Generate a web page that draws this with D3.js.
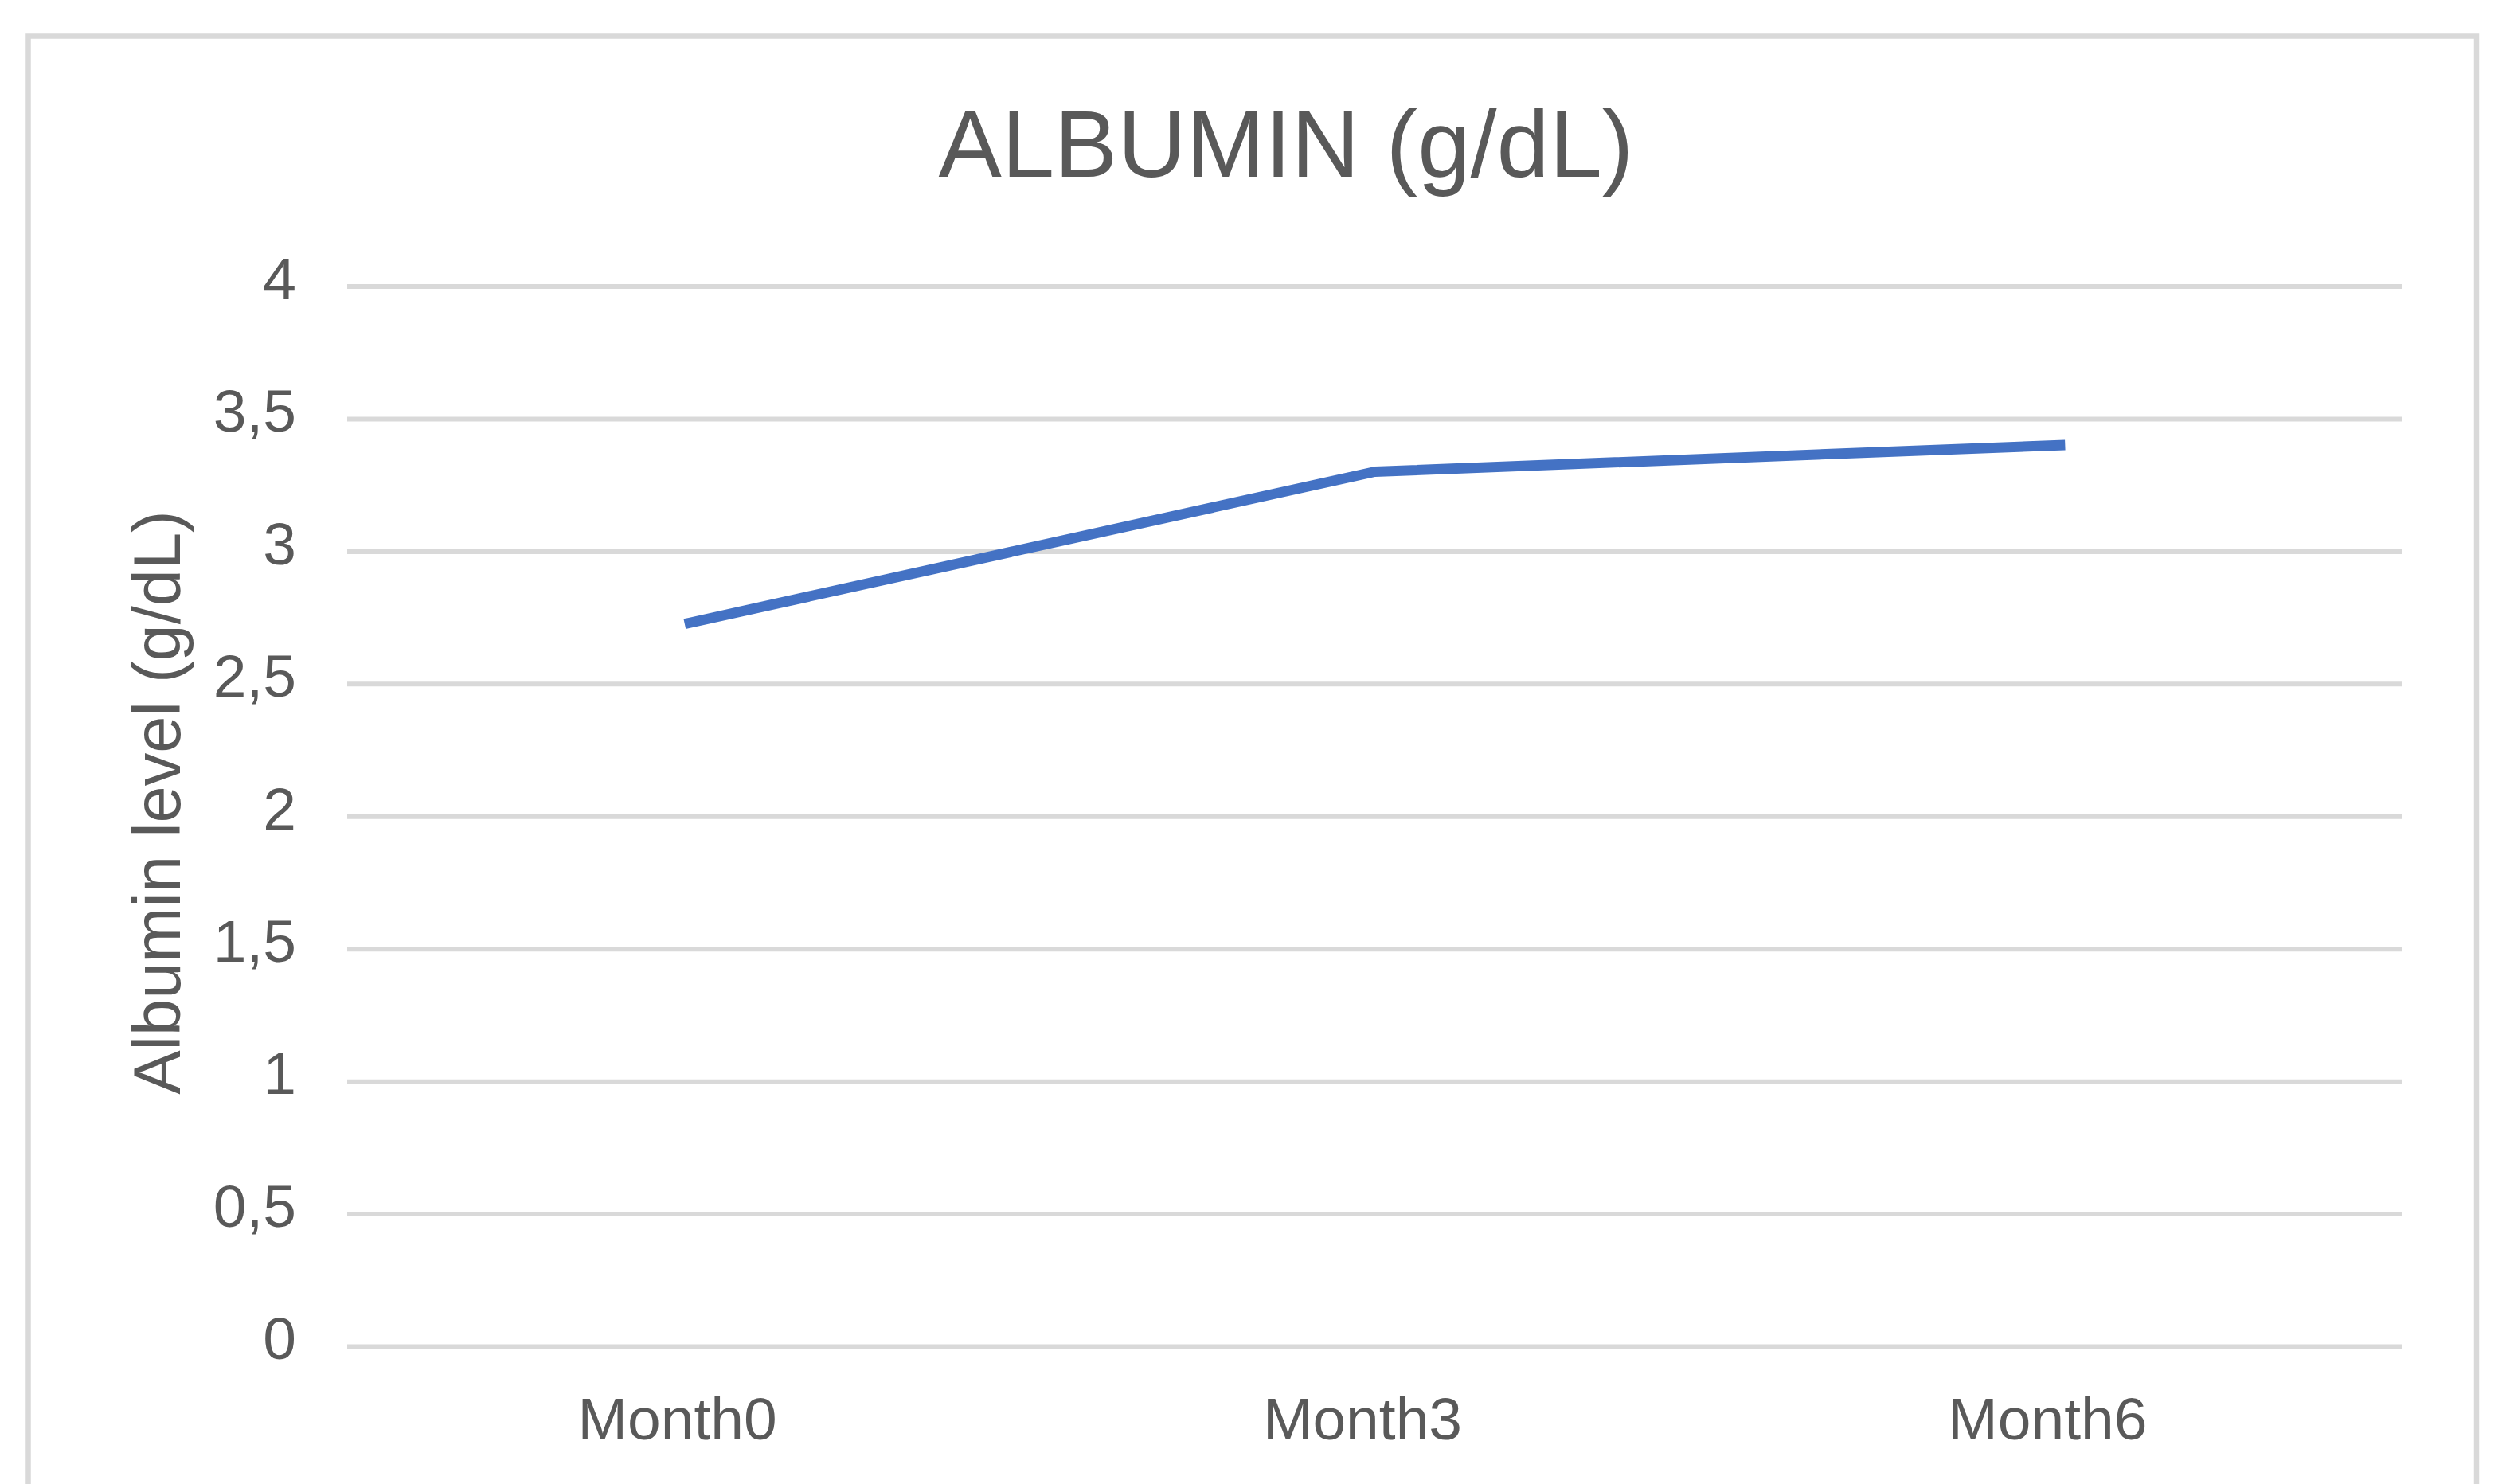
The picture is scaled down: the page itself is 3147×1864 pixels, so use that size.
<!DOCTYPE html>
<html>
<head>
<meta charset="utf-8">
<script src="https://cdn.jsdelivr.net/npm/d3@7"></script>
<style>
  html, body { margin: 0; padding: 0; background: #ffffff; }
  svg { display: block; }
  text { font-family: "Liberation Sans", Arial, Helvetica, sans-serif; fill: #595959; }
</style>
</head>
<body>
<script>
// ---- data ----
const categories = ["Month0", "Month3", "Month6"];
const albumin = [2.73, 3.30, 3.40];
const yTickValues = [0, 0.5, 1, 1.5, 2, 2.5, 3, 3.5, 4];
const yTickLabels = ["0", "0,5", "1", "1,5", "2", "2,5", "3", "3,5", "4"];
const chartTitle = "ALBUMIN (g/dL)";
const yAxisTitle = "Albumin level (g/dL)";

// ---- layout ----
const W = 3147, H = 1864;
const plot = { left: 436, right: 3017, top: 359.5, bottom: 1691 };

const svg = d3.select("body").append("svg")
  .attr("width", W).attr("height", H);

svg.append("rect").attr("width", W).attr("height", H).attr("fill", "#ffffff");

// chart border (bottom edge runs off the page)
svg.append("rect")
  .attr("x", 35.5).attr("y", 45.5)
  .attr("width", 3110 - 35.5).attr("height", 1960)
  .attr("fill", "none")
  .attr("stroke", "#d9d9d9")
  .attr("stroke-width", 6.5);

const x = d3.scalePoint().domain(categories).range([plot.left, plot.right]).padding(0.5);
const y = d3.scaleLinear().domain([0, 4]).range([plot.bottom, plot.top]);

// y axis with gridlines
const yAxis = svg.append("g")
  .attr("transform", `translate(${plot.left},0)`)
  .call(d3.axisLeft(y)
    .tickValues(yTickValues)
    .tickSize(-(plot.right - plot.left))
    .tickPadding(64)
    .tickFormat((d, i) => yTickLabels[i]));
yAxis.select(".domain").remove();
yAxis.selectAll(".tick line")
  .attr("stroke", "#d9d9d9")
  .attr("stroke-width", 6);
yAxis.selectAll(".tick text")
  .attr("font-size", 75)
  .attr("dy", "0.21em")
  .style("fill", "#595959");

// x axis labels
const xAxis = svg.append("g")
  .attr("transform", `translate(0,${plot.bottom})`)
  .call(d3.axisBottom(x).tickSize(0).tickPadding(64));
xAxis.select(".domain").remove();
xAxis.selectAll(".tick text")
  .attr("font-size", 75)
  .attr("dx", -16)
  .style("fill", "#595959");

// line
const line = d3.line()
  .x((d, i) => x(categories[i]))
  .y(d => y(d));

svg.append("path")
  .datum(albumin)
  .attr("d", line)
  .attr("fill", "none")
  .attr("stroke", "#4472c4")
  .attr("stroke-width", 13)
  .attr("stroke-linecap", "square")
  .attr("stroke-linejoin", "round");

// chart title
svg.append("text")
  .attr("x", 1615).attr("y", 222)
  .attr("text-anchor", "middle")
  .attr("font-size", 119)
  .text(chartTitle);

// y axis title
svg.append("text")
  .attr("transform", "translate(226,1008) rotate(-90)")
  .attr("text-anchor", "middle")
  .attr("font-size", 83)
  .text(yAxisTitle);
</script>
</body>
</html>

*PROBLEM TO WORK ON*. Reproduce the material above verbatim; omit every picture.

*EXERCISE RESPONSE*.
Generate a web page that draws this with D3.js.
The picture is scaled down: the page itself is 3147×1864 pixels, so use that size.
<!DOCTYPE html>
<html>
<head>
<meta charset="utf-8">
<script src="https://cdn.jsdelivr.net/npm/d3@7"></script>
<style>
  html, body { margin: 0; padding: 0; background: #ffffff; }
  svg { display: block; }
  text { font-family: "Liberation Sans", Arial, Helvetica, sans-serif; fill: #595959; }
</style>
</head>
<body>
<script>
// ---- data ----
const categories = ["Month0", "Month3", "Month6"];
const albumin = [2.73, 3.30, 3.40];
const yTickValues = [0, 0.5, 1, 1.5, 2, 2.5, 3, 3.5, 4];
const yTickLabels = ["0", "0,5", "1", "1,5", "2", "2,5", "3", "3,5", "4"];
const chartTitle = "ALBUMIN (g/dL)";
const yAxisTitle = "Albumin level (g/dL)";

// ---- layout ----
const W = 3147, H = 1864;
const plot = { left: 436, right: 3017, top: 359.5, bottom: 1691 };

const svg = d3.select("body").append("svg")
  .attr("width", W).attr("height", H);

svg.append("rect").attr("width", W).attr("height", H).attr("fill", "#ffffff");

// chart border (bottom edge runs off the page)
svg.append("rect")
  .attr("x", 35.5).attr("y", 45.5)
  .attr("width", 3110 - 35.5).attr("height", 1960)
  .attr("fill", "none")
  .attr("stroke", "#d9d9d9")
  .attr("stroke-width", 6.5);

const x = d3.scalePoint().domain(categories).range([plot.left, plot.right]).padding(0.5);
const y = d3.scaleLinear().domain([0, 4]).range([plot.bottom, plot.top]);

// y axis with gridlines
const yAxis = svg.append("g")
  .attr("transform", `translate(${plot.left},0)`)
  .call(d3.axisLeft(y)
    .tickValues(yTickValues)
    .tickSize(-(plot.right - plot.left))
    .tickPadding(64)
    .tickFormat((d, i) => yTickLabels[i]));
yAxis.select(".domain").remove();
yAxis.selectAll(".tick line")
  .attr("stroke", "#d9d9d9")
  .attr("stroke-width", 6);
yAxis.selectAll(".tick text")
  .attr("font-size", 75)
  .attr("dy", "0.21em")
  .style("fill", "#595959");

// x axis labels
const xAxis = svg.append("g")
  .attr("transform", `translate(0,${plot.bottom})`)
  .call(d3.axisBottom(x).tickSize(0).tickPadding(64));
xAxis.select(".domain").remove();
xAxis.selectAll(".tick text")
  .attr("font-size", 75)
  .attr("dx", -16)
  .style("fill", "#595959");

// line
const line = d3.line()
  .x((d, i) => x(categories[i]))
  .y(d => y(d));

svg.append("path")
  .datum(albumin)
  .attr("d", line)
  .attr("fill", "none")
  .attr("stroke", "#4472c4")
  .attr("stroke-width", 13)
  .attr("stroke-linecap", "square")
  .attr("stroke-linejoin", "round");

// chart title
svg.append("text")
  .attr("x", 1615).attr("y", 222)
  .attr("text-anchor", "middle")
  .attr("font-size", 119)
  .text(chartTitle);

// y axis title
svg.append("text")
  .attr("transform", "translate(226,1008) rotate(-90)")
  .attr("text-anchor", "middle")
  .attr("font-size", 83)
  .text(yAxisTitle);
</script>
</body>
</html>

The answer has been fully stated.